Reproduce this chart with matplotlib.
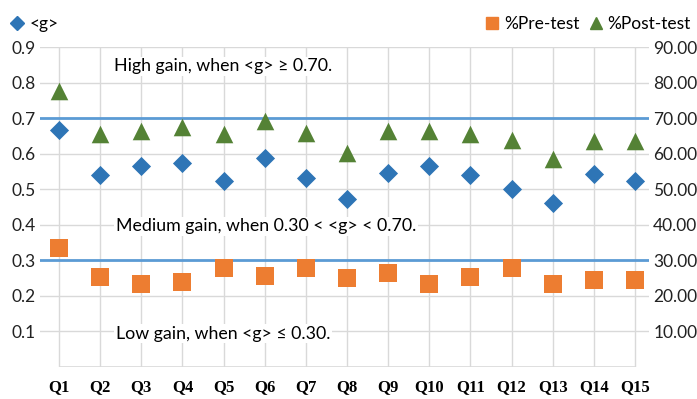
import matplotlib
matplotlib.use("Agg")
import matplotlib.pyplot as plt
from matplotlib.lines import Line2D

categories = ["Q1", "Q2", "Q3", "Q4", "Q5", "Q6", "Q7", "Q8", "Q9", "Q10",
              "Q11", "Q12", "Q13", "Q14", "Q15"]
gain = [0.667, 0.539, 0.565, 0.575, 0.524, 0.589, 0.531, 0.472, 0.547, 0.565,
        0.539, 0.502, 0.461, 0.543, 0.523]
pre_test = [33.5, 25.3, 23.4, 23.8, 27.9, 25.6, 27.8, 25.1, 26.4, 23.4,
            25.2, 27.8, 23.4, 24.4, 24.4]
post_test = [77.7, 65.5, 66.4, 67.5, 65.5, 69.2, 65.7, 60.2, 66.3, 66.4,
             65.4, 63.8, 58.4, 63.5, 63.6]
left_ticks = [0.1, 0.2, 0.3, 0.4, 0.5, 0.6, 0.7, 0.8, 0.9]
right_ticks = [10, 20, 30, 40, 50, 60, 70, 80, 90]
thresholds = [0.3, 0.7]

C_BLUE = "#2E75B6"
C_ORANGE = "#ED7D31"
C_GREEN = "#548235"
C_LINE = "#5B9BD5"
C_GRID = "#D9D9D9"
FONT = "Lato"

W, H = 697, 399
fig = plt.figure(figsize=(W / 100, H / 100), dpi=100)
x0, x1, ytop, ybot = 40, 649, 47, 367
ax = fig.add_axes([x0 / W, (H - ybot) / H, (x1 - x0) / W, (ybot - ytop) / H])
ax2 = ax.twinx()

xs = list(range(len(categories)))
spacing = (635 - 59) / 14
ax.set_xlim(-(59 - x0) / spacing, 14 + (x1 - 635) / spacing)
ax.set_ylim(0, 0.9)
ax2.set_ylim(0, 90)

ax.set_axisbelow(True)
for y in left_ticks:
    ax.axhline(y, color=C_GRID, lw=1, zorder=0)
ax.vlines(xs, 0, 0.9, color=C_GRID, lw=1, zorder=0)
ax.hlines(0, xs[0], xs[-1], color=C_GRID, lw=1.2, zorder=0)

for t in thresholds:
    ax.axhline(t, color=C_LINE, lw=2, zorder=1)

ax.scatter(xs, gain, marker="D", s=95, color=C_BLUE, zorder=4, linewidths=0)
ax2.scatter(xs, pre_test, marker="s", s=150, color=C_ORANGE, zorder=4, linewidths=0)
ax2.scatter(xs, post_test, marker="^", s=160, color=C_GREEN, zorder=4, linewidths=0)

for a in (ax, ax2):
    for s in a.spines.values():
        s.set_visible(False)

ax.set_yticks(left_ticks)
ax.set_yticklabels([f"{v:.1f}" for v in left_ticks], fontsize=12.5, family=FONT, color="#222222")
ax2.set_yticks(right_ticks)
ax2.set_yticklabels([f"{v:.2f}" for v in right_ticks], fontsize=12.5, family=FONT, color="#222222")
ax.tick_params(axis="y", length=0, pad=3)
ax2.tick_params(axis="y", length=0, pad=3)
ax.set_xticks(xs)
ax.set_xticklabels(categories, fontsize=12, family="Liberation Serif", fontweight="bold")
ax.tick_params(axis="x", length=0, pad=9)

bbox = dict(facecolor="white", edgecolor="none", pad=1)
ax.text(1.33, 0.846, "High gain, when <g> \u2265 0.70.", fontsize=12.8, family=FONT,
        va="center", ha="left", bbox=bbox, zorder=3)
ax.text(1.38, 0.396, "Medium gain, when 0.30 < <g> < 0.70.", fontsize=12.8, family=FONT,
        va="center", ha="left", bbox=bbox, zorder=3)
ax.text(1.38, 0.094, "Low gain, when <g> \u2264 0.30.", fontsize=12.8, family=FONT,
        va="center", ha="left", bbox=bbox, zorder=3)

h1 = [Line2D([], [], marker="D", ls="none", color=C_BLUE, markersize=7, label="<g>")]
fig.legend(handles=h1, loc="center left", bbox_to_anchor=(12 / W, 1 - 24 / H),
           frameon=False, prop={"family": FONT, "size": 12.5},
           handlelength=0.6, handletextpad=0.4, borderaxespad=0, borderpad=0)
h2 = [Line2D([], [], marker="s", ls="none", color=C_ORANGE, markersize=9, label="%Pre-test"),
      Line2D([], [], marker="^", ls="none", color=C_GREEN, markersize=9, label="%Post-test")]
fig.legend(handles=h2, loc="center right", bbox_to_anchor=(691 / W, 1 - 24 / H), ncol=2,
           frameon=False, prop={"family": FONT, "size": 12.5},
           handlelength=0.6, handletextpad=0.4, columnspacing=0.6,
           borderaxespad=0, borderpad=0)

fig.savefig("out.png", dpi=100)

+--

● **Directions for this task**
Determine how many lines of the listing hold the word "matplotlib" and reply with that figure alone.

● **Solution to this exercise**
5